4 Tuna Species Recovered After Decade of Fishing Quotas–With Albacore in Stores Being Truly Sustainable
Things are looking up for four species of albacore! Read on.
Original article by Good News Network
Four commercially-fished tuna species are on a significant path to recovery thanks to the enforcement of regional fishing regulations over the last ten years, according to yesterday’s update of the IUCN Red List of Threatened Species.
“Today’s IUCN Red List update is a powerful sign that, despite increasing pressures on our oceans, species can recover if states truly commit to sustainable practices,” said Dr Bruno Oberle, IUCN Director General.

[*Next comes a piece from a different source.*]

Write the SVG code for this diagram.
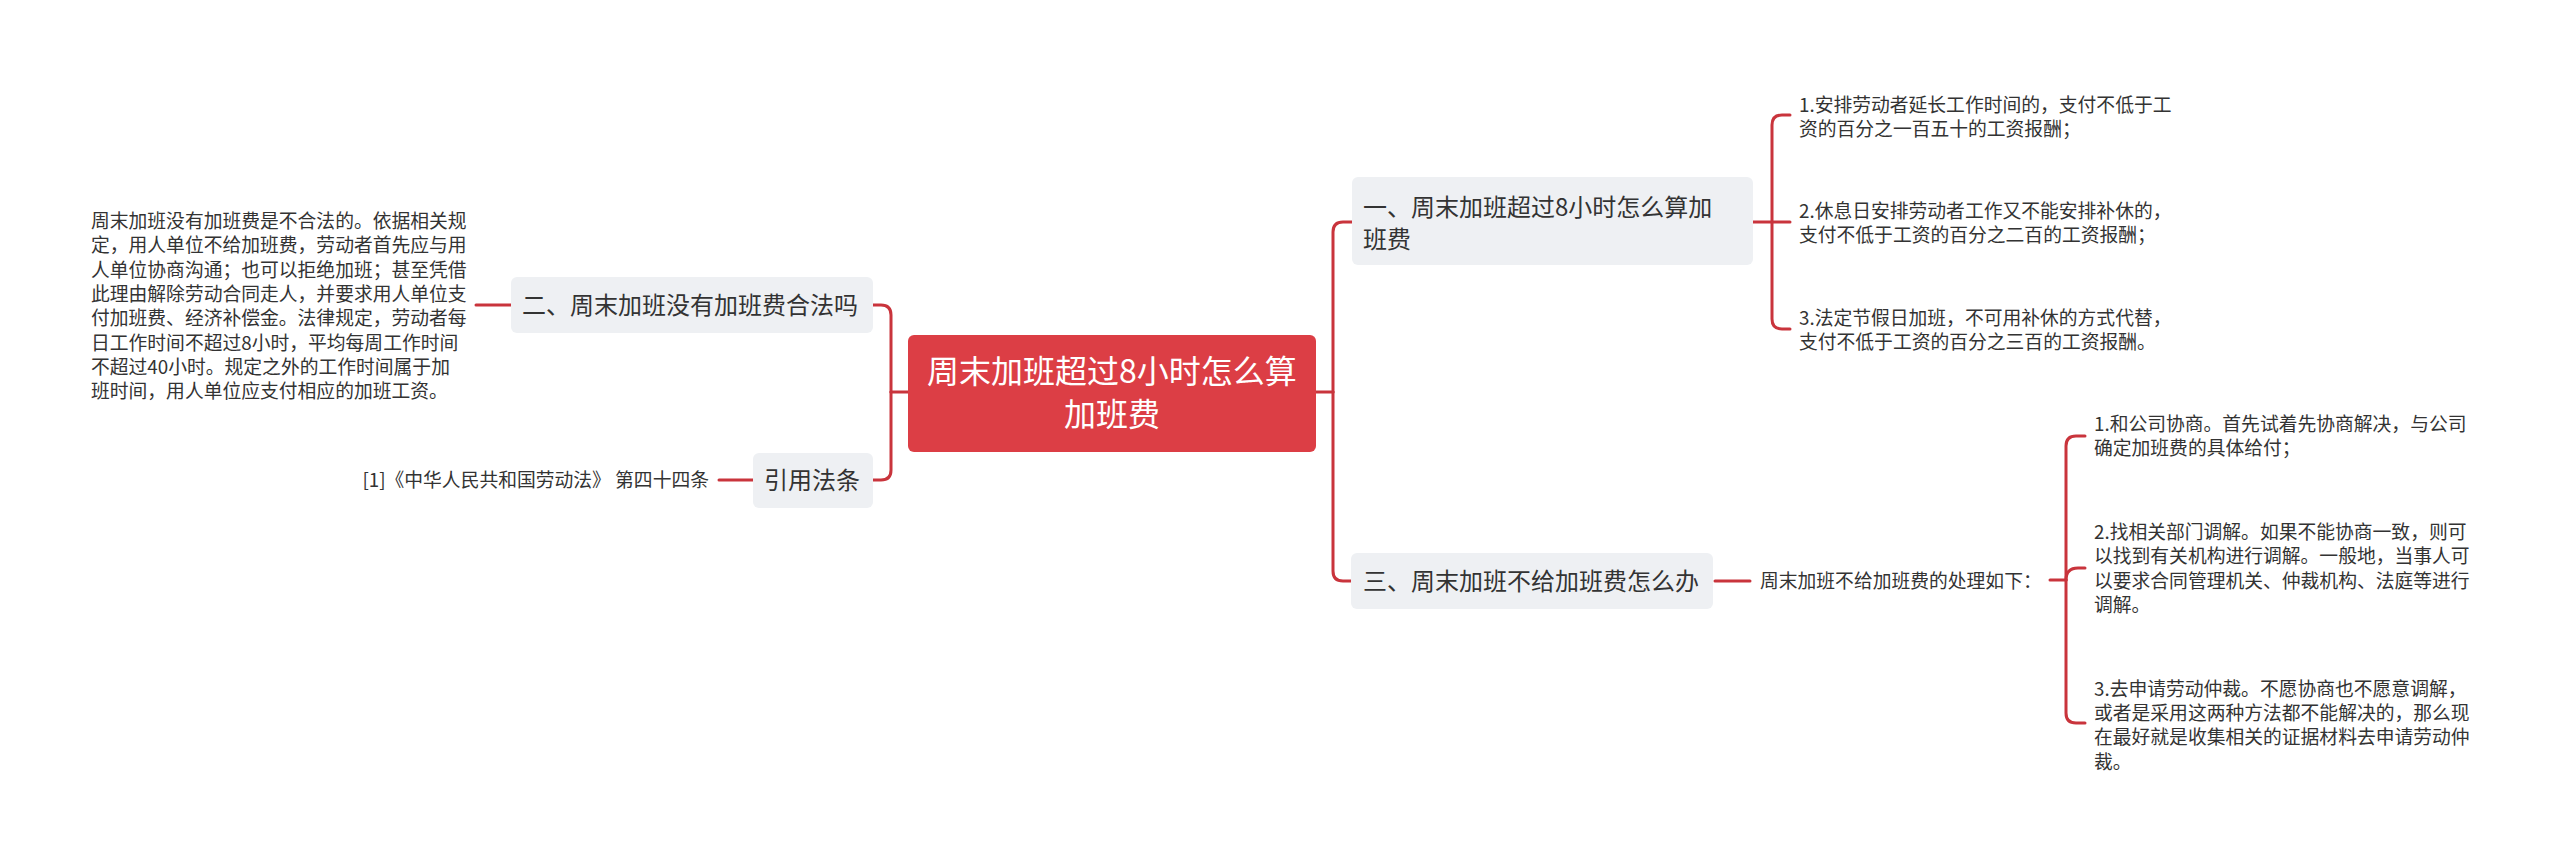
<svg xmlns="http://www.w3.org/2000/svg" width="2560" height="862" viewBox="0 0 2560 862">
<style>
text{font-family:"Noto Sans CJK SC","Noto Sans",sans-serif;fill:#333333}
.sub{fill:#eef0f3}
.t24{font-size:24px}
.t19{font-size:18.8px}
.root{font-size:32px;fill:#ffffff}
.ln{fill:none;stroke:#c9343c;stroke-width:3;stroke-linecap:round}
</style>
<rect width="2560" height="862" fill="#ffffff"/>
<g id="connectors">
<path class="ln" d="M908,392 H891"/>
<path class="ln" d="M891,392 V315 Q891,305 881,305 H873"/>
<path class="ln" d="M891,392 V470 Q891,480 881,480 H873"/>
<path class="ln" d="M511,305 H476"/>
<path class="ln" d="M753,480 H719"/>
<path class="ln" d="M1316,392 H1333"/>
<path class="ln" d="M1333,392 V232 Q1333,222 1343,222 H1352"/>
<path class="ln" d="M1333,392 V571 Q1333,581 1343,581 H1351"/>
<path class="ln" d="M1753,222 H1790"/>
<path class="ln" d="M1772,222 V125 Q1772,115 1782,115 H1790"/>
<path class="ln" d="M1772,222 V319 Q1772,329 1782,329 H1790"/>
<path class="ln" d="M1715,581 H1750"/>
<path class="ln" d="M2050,580 H2066"/>
<path class="ln" d="M2066,580 V446 Q2066,436 2076,436 H2085"/>
<path class="ln" d="M2066,580 Q2066,568 2078,568 H2085"/>
<path class="ln" d="M2066,580 V713 Q2066,723 2076,723 H2085"/>
</g>
<g id="root">
<rect x="908" y="335" width="408" height="117" rx="6" fill="#dc3e45"/>
<text class="root" x="1112" y="383" text-anchor="middle">周末加班超过8小时怎么算</text>
<text class="root" x="1112" y="426" text-anchor="middle">加班费</text>
</g>
<g id="node-legal">
<rect class="sub" x="511" y="277" width="362" height="56" rx="6"/>
<text class="t24" x="522" y="314">二、周末加班没有加班费合法吗</text>
</g>
<g id="node-legal-detail">
<text class="t19" x="91" y="228.1">周末加班没有加班费是不合法的。依据相关规</text>
<text class="t19" x="91" y="252.4">定，用人单位不给加班费，劳动者首先应与用</text>
<text class="t19" x="91" y="276.7">人单位协商沟通；也可以拒绝加班；甚至凭借</text>
<text class="t19" x="91" y="301">此理由解除劳动合同走人，并要求用人单位支</text>
<text class="t19" x="91" y="325.2">付加班费、经济补偿金。法律规定，劳动者每</text>
<text class="t19" x="91" y="349.5">日工作时间不超过8小时，平均每周工作时间</text>
<text class="t19" x="91" y="373.8">不超过40小时。规定之外的工作时间属于加</text>
<text class="t19" x="91" y="398.1">班时间，用人单位应支付相应的加班工资。</text>
</g>
<g id="node-cite">
<rect class="sub" x="753" y="453" width="120" height="55" rx="6"/>
<text class="t24" x="764" y="489">引用法条</text>
</g>
<g id="node-cite-detail">
<text class="t19" x="709" y="487" text-anchor="end">[1]《中华人民共和国劳动法》 第四十四条</text>
</g>
<g id="node-calc">
<rect class="sub" x="1352" y="177" width="401" height="88" rx="6"/>
<text class="t24" x="1363" y="216">一、周末加班超过8小时怎么算加</text>
<text class="t24" x="1363" y="247.5">班费</text>
</g>
<g id="node-calc-1">
<text class="t19" x="1799" y="111.5">1.安排劳动者延长工作时间的，支付不低于工</text>
<text class="t19" x="1799" y="135.8">资的百分之一百五十的工资报酬；</text>
</g>
<g id="node-calc-2">
<text class="t19" x="1799" y="218">2.休息日安排劳动者工作又不能安排补休的，</text>
<text class="t19" x="1799" y="242.3">支付不低于工资的百分之二百的工资报酬；</text>
</g>
<g id="node-calc-3">
<text class="t19" x="1799" y="325">3.法定节假日加班，不可用补休的方式代替，</text>
<text class="t19" x="1799" y="349.3">支付不低于工资的百分之三百的工资报酬。</text>
</g>
<g id="node-what">
<rect class="sub" x="1351" y="553" width="362" height="56" rx="6"/>
<text class="t24" x="1363" y="590">三、周末加班不给加班费怎么办</text>
</g>
<g id="node-what-summary">
<text class="t19" x="1760" y="588">周末加班不给加班费的处理如下：</text>
</g>
<g id="node-what-1">
<text class="t19" x="2094" y="431">1.和公司协商。首先试着先协商解决，与公司</text>
<text class="t19" x="2094" y="455.3">确定加班费的具体给付；</text>
</g>
<g id="node-what-2">
<text class="t19" x="2094" y="539">2.找相关部门调解。如果不能协商一致，则可</text>
<text class="t19" x="2094" y="563.3">以找到有关机构进行调解。一般地，当事人可</text>
<text class="t19" x="2094" y="587.6">以要求合同管理机关、仲裁机构、法庭等进行</text>
<text class="t19" x="2094" y="611.9">调解。</text>
</g>
<g id="node-what-3">
<text class="t19" x="2094" y="695.6">3.去申请劳动仲裁。不愿协商也不愿意调解，</text>
<text class="t19" x="2094" y="719.9">或者是采用这两种方法都不能解决的，那么现</text>
<text class="t19" x="2094" y="744.2">在最好就是收集相关的证据材料去申请劳动仲</text>
<text class="t19" x="2094" y="768.5">裁。</text>
</g>
</svg>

States and others are now gathered at the IUCN World Conservation Congress in Marseille, France, to work towards binding targets that will increase and maintain biodiversity across the planet.
“The newly released results on the status of commercial tunas emphasize that sustainable fisheries are possible,” said Dr Beth Polidoro, Associate Professor at Arizona State University and Red List coordinator.
In the Red List update, the seven most commercially fished tuna species were reassessed. Four moved in a positive direction thanks to countries enforcing more sustainable fishing quotas and successfully combatting illegal fishing:
- Atlantic bluefin tuna moved from Endangered to Least Concern
- Southern bluefin tuna (Thunnus maccoyii) moved from Critically Endangered to Endangered
- Albacore (Thunnus alalunga) and yellowfin tunas (Thunnus albacares) both moved from Near Threatened to Least Concern
- Pacific bluefin tuna (Thunnus orientalis) improved its position from Vulnerable to Near Threatened in this update due to the availability of newer stock assessment data and models, but is still depleted.